We talked and he could see that his sales people were coming from a ‘victim’ place. They were complaining about circumstances (the irony of the COO being a victim by complaining about his sales team’s victimhood did not escape me, but I choose not to go there).
He could see that when he was in sales, he came from an ‘owner’ place. He created what he wanted instead of complaining about what wasn’t working.
I asked him how he was going to empower his team to be owners.
“They don’t want to be owners,” he said.
“How the…do you know that?” I snapped, biting back an f-bomb.
“They just don’t or they would be owners already.”
“That’s bullshit. Have you considered the possibility that they don’t know the difference between being an owner and a victim?”

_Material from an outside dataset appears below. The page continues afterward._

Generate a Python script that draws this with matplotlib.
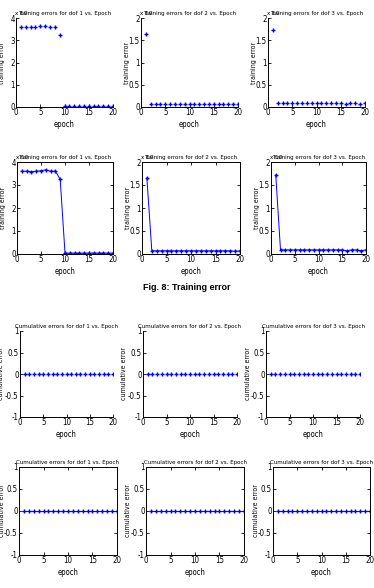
import matplotlib
matplotlib.use("Agg")
import matplotlib.pyplot as plt
import numpy as np

plt.rcParams['font.family'] = ['DejaVu Sans']
plt.rcParams['font.stretch'] = 'condensed'

epochs = list(range(1, 21))
train_dof1 = [3.60, 3.60, 3.58, 3.60, 3.62, 3.66, 3.60, 3.60, 3.25, 0.04,
              0.04, 0.04, 0.04, 0.04, 0.04, 0.04, 0.04, 0.04, 0.04, 0.04]
train_dof2 = [1.65, 0.07, 0.07, 0.07, 0.07, 0.07, 0.07, 0.07, 0.07, 0.07,
              0.07, 0.07, 0.07, 0.07, 0.07, 0.07, 0.07, 0.07, 0.06, 0.07]
train_dof3 = [1.72, 0.09, 0.09, 0.09, 0.09, 0.09, 0.09, 0.09, 0.09, 0.09,
              0.09, 0.09, 0.09, 0.09, 0.09, 0.07, 0.09, 0.09, 0.07, 0.09]
cum_dof1 = [0.0] * 20
cum_dof2 = [0.0] * 20
cum_dof3 = [0.0] * 20

train_series = [train_dof1, train_dof2, train_dof3]
cum_series = [cum_dof1, cum_dof2, cum_dof3]
train_ylims = [(0, 4), (0, 2), (0, 2)]
train_yticks = [[0, 1, 2, 3, 4], [0, 0.5, 1, 1.5, 2], [0, 0.5, 1, 1.5, 2]]
train_yticklabels = [["0", "1", "2", "3", "4"], ["0", "0.5", "1", "1.5", "2"], ["0", "0.5", "1", "1.5", "2"]]
cum_yticks = [-1, -0.5, 0, 0.5, 1]
cum_yticklabels = ["-1", "-0.5", "0", "0.5", "1"]
xticks = [0, 5, 10, 15, 20]
caption = "Fig. 8: Training error"

W, H = 374, 588
fig = plt.figure(figsize=(W / 100, H / 100), dpi=100)

def add_ax(l, r, t, b):
    return fig.add_axes([l / W, 1 - b / H, (r - l) / W, (b - t) / H])

rows = [
    dict(tb=(18, 107), cols=[(16, 113), (141, 238), (268, 365)], kind="train", line=False, off=11),
    dict(tb=(162, 254), cols=[(17, 113), (142, 240), (271, 366)], kind="train", line=True, off=11),
    dict(tb=(331, 417), cols=[(20, 113), (143, 237), (266, 360)], kind="cum", line=False, off=15.5),
    dict(tb=(467, 555), cols=[(19, 117), (146, 244), (273, 370)], kind="cum", line=True, off=14.5),
]

fs = 5.7
tfs = 4.4
for row in rows:
    t, b = row["tb"]
    lab_off = row["off"]
    for i, (l, r) in enumerate(row["cols"]):
        ax = add_ax(l, r, t, b)
        if row["kind"] == "train":
            ys = train_series[i]
            title = f"Training errors for dof {i+1} vs. Epoch"
            ylabel = "training error"
            ax.set_ylim(*train_ylims[i])
            ax.set_yticks(train_yticks[i])
            ax.set_yticklabels(train_yticklabels[i])
        else:
            ys = cum_series[i]
            title = f"Cumulative errors for dof {i+1} vs. Epoch"
            ylabel = "cumulative error"
            ax.set_ylim(-1, 1)
            ax.set_yticks(cum_yticks)
            ax.set_yticklabels(cum_yticklabels)
        ax.plot(epochs, ys, linestyle='-' if row["line"] else 'none',
                marker='+', color='#0000ff', markersize=3.5, markeredgewidth=1.0,
                linewidth=0.7)
        ax.set_xlim(0, 20)
        ax.set_xticks(xticks)
        ax.set_title(title, fontsize=tfs, pad=2.5)
        ax.set_xlabel("epoch", fontsize=5.5, labelpad=2)
        ax.set_ylabel(ylabel, fontsize=5.0)
        ax.yaxis.set_label_coords(-lab_off / (r - l), 0.5)
        ax.tick_params(direction='in', length=2, width=0.6, labelsize=fs, pad=1.0,
                       top=row["line"], right=row["line"])
        for s in ax.spines.values():
            s.set_linewidth(0.7)
        if not row["line"]:
            ax.spines['top'].set_visible(False)
            ax.spines['right'].set_visible(False)
        if row["kind"] == "train":
            ax.text(-0.01, 1.02, "x 10", transform=ax.transAxes, fontsize=4.5,
                    ha='left', va='bottom')

fig.text(143 / W, 1 - 287 / H, caption, fontsize=6.5, fontweight='bold',
         ha='left', va='center', family=['Liberation Sans', 'DejaVu Sans'],
         fontstretch='normal')

fig.savefig("out.png", dpi=100)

What I shared with him is that he had a distinction they don’t have. He had a conscious understanding of the difference between two ways of being.
Furthermore, I had him see that a conscious understanding of difference is required before someone can want something.
“You can’t want what you don’t understand,” I said.
His eyes glazed over and our conversation fell silent.
I could see that he was seeing how not wanting it bad enough wasn’t really the problem. The real problem was that his team – his people – didn’t consciously understand the difference between being an owner and a victim.
If and when they could really see this difference, they were almost certain to want to be an ‘owner’.
But first they needed to see it. And so he knew exactly what he needed to do.
- What are your people not wanting bad enough right now?
- What distinction are they missing that would give them enough perspective to want something else?
- How are you creating this – how are you stopping them from having that distinction?